* Work required: Only the pictures are omitted; repeat all other data exactly.

----------------

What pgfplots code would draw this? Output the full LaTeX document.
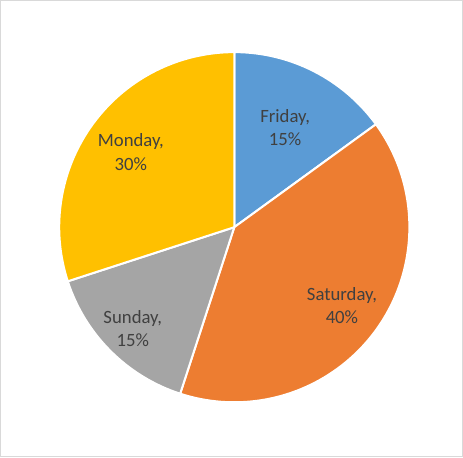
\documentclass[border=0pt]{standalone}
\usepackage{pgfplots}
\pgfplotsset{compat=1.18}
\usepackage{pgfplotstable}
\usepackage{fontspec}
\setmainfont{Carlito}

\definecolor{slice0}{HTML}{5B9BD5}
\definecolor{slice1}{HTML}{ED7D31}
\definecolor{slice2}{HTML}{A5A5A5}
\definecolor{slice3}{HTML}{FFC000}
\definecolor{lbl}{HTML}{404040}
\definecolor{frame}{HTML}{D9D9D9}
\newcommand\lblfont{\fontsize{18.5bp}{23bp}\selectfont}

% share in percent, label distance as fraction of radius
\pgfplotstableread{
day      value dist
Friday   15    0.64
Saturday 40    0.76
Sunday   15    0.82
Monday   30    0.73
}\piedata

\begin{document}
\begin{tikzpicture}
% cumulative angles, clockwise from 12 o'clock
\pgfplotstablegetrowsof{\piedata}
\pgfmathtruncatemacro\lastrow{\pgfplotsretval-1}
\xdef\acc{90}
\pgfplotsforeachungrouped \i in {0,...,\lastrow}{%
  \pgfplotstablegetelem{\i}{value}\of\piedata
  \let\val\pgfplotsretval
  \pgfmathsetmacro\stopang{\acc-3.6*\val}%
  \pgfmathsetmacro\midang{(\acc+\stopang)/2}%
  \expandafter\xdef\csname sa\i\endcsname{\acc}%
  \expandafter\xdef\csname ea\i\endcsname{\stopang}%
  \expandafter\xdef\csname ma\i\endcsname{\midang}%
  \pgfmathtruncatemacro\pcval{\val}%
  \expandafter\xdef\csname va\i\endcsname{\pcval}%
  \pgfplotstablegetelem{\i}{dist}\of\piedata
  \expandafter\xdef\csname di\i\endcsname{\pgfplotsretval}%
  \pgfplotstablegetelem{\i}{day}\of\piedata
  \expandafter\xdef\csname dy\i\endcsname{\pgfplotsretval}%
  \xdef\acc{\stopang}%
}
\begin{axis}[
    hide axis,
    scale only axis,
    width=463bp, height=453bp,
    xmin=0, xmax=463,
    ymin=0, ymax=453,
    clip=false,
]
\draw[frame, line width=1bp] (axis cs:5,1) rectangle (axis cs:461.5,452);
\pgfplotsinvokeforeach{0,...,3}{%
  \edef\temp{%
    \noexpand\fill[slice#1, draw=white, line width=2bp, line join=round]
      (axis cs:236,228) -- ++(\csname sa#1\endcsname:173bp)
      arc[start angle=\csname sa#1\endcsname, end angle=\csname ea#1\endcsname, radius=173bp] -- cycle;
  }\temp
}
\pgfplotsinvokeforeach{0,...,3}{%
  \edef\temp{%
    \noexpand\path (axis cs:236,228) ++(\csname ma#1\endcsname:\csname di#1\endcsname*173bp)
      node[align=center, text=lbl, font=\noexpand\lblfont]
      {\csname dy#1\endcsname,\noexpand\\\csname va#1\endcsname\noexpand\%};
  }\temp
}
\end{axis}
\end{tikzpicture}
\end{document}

----------------

* Answer to the exercise:
What pgfplots code would draw this? Output the full LaTeX document.
\documentclass[border=0pt]{standalone}
\usepackage{pgfplots}
\pgfplotsset{compat=1.18}
\usepackage{pgfplotstable}
\usepackage{fontspec}
\setmainfont{Carlito}

\definecolor{slice0}{HTML}{5B9BD5}
\definecolor{slice1}{HTML}{ED7D31}
\definecolor{slice2}{HTML}{A5A5A5}
\definecolor{slice3}{HTML}{FFC000}
\definecolor{lbl}{HTML}{404040}
\definecolor{frame}{HTML}{D9D9D9}
\newcommand\lblfont{\fontsize{18.5bp}{23bp}\selectfont}

% share in percent, label distance as fraction of radius
\pgfplotstableread{
day      value dist
Friday   15    0.64
Saturday 40    0.76
Sunday   15    0.82
Monday   30    0.73
}\piedata

\begin{document}
\begin{tikzpicture}
% cumulative angles, clockwise from 12 o'clock
\pgfplotstablegetrowsof{\piedata}
\pgfmathtruncatemacro\lastrow{\pgfplotsretval-1}
\xdef\acc{90}
\pgfplotsforeachungrouped \i in {0,...,\lastrow}{%
  \pgfplotstablegetelem{\i}{value}\of\piedata
  \let\val\pgfplotsretval
  \pgfmathsetmacro\stopang{\acc-3.6*\val}%
  \pgfmathsetmacro\midang{(\acc+\stopang)/2}%
  \expandafter\xdef\csname sa\i\endcsname{\acc}%
  \expandafter\xdef\csname ea\i\endcsname{\stopang}%
  \expandafter\xdef\csname ma\i\endcsname{\midang}%
  \pgfmathtruncatemacro\pcval{\val}%
  \expandafter\xdef\csname va\i\endcsname{\pcval}%
  \pgfplotstablegetelem{\i}{dist}\of\piedata
  \expandafter\xdef\csname di\i\endcsname{\pgfplotsretval}%
  \pgfplotstablegetelem{\i}{day}\of\piedata
  \expandafter\xdef\csname dy\i\endcsname{\pgfplotsretval}%
  \xdef\acc{\stopang}%
}
\begin{axis}[
    hide axis,
    scale only axis,
    width=463bp, height=453bp,
    xmin=0, xmax=463,
    ymin=0, ymax=453,
    clip=false,
]
\draw[frame, line width=1bp] (axis cs:5,1) rectangle (axis cs:461.5,452);
\pgfplotsinvokeforeach{0,...,3}{%
  \edef\temp{%
    \noexpand\fill[slice#1, draw=white, line width=2bp, line join=round]
      (axis cs:236,228) -- ++(\csname sa#1\endcsname:173bp)
      arc[start angle=\csname sa#1\endcsname, end angle=\csname ea#1\endcsname, radius=173bp] -- cycle;
  }\temp
}
\pgfplotsinvokeforeach{0,...,3}{%
  \edef\temp{%
    \noexpand\path (axis cs:236,228) ++(\csname ma#1\endcsname:\csname di#1\endcsname*173bp)
      node[align=center, text=lbl, font=\noexpand\lblfont]
      {\csname dy#1\endcsname,\noexpand\\\csname va#1\endcsname\noexpand\%};
  }\temp
}
\end{axis}
\end{tikzpicture}
\end{document}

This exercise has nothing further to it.